T he country music world lost two great artists in recent weeks with the deaths of Mel McDaniel and Ferlin Husky.
McDaniel, a Grand Ole Opry member since 1986, died of cancer on March 31 at age 68.
When WGUS-AM radio station began the A Day in the Country music festival in May 1986, McDaniel was the very first headliner closing out that show.
His hit singles included Stand Up, Baby's Got Her Blue Jeans On, Louisiana Saturday Night and Old Man River (I've Come To Talk To You Again) .
The Oklahoma native also co-wrote with Bob Morrison their tribute to the Grand Ole Opry, The Grandest Lady of Them All , which became a hit single for Conway Twitty.
When the Opry celebrated its 60th anniversary in 1985, all of the Opry artists sang that song on a nationally-televised broadcast.
"You've got to admire those early entertainers who made the Opry what it is today," McDaniel told this columnist prior to his first Augusta appearance. "They spent long years on the road in damn old cars that would get them hardly anywhere.
"Becoming a member of the Opry is a responsibility I accept whole heartedly," he added. "I feel you've got to put something back in this business. You just can't take and take and take."
McDaniel was known for his enthusiastic style of performing, especially in singing Stand Up with its lines, "Stand up! Have you ever been there? Stand up! Identify. Stand up! Tell us all about it. Stand up! Testify!"
He loved his fans and told me, "You can be feeling pretty rough, but, when you get on a stage and see the appreciation of an audience, it overrides all other feelings. They feed the hungry in my soul."
FERLIN HUSKY died March 17 at age 85 after years of cardiac problems.
He first joined the Grand Ole Opry in 1954 when it was being broadcast over the NBC network, but he had to leave the cast when he took a job as Arthur Godfrey's summer replacement on the competing CBS network.
Husky was hired back on the Opry after the summer show ended but was let go in 1964 with several other artists who couldn't perform the Opry's then-required 26 shows a year.
The Missouri native was inducted into the Country Music Association's Hall of Fame last year.

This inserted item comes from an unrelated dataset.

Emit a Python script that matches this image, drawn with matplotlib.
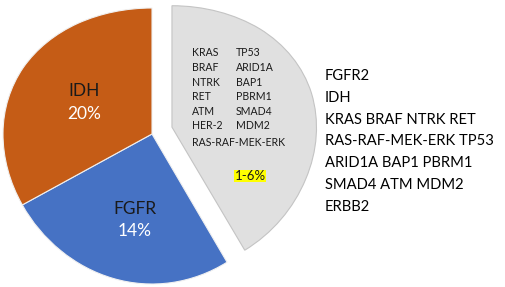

Husky especially was known for two giant-selling country singles: (Since You've) Gone in 1957 and Wings of a Dove in 1960. Both became crossover Top 20 pop hits as well as No. 1 country hits.
He talked to The Tennessean newspaper in 2009 about recording Gone and said, "We had the Jordanaires on there as the (backing) vocal group, and Grady Martin on vibes, and a ton of people in the studio. The producer, Ken Nelson, got upset. He said, 'If one more person comes through those doors, the session is off.' And then here comes Miss Millie Kirkham (Elvis Presley's frequent backup vocalist) to sing the soprano vocal part."
As I mentioned in a recent column, Husky also starred in several big-screen movies including Forty Acre Feud in 1965, The Las Vegas Hillbillys in 1966 with a cast that included Mamie Van Doren and Jayne Mansfield and also Hillbillys in a Haunted House in 1967 with a cast that included film legends John Carradine (Keith Carradine's father), Lon Chaney Jr. and Basil Rathbone.
Also in Forty Acre Feud was Claude Casey, who starred in western movies and who founded WJES-AM and WKSX-FM radio stations in Johnston, S.C.
In addition to his music, Husky was known for a country comedy character he created that he called Simon Crum.
FESTIVALS TIME: Lots of fun country, blues and bluegrass festivals are around the corner in May including A Day in the Country, Aiken Bluegrass Festival, Blind Willie McTell Blues Festival and Papa Joe's Banjo-B-Que Festival.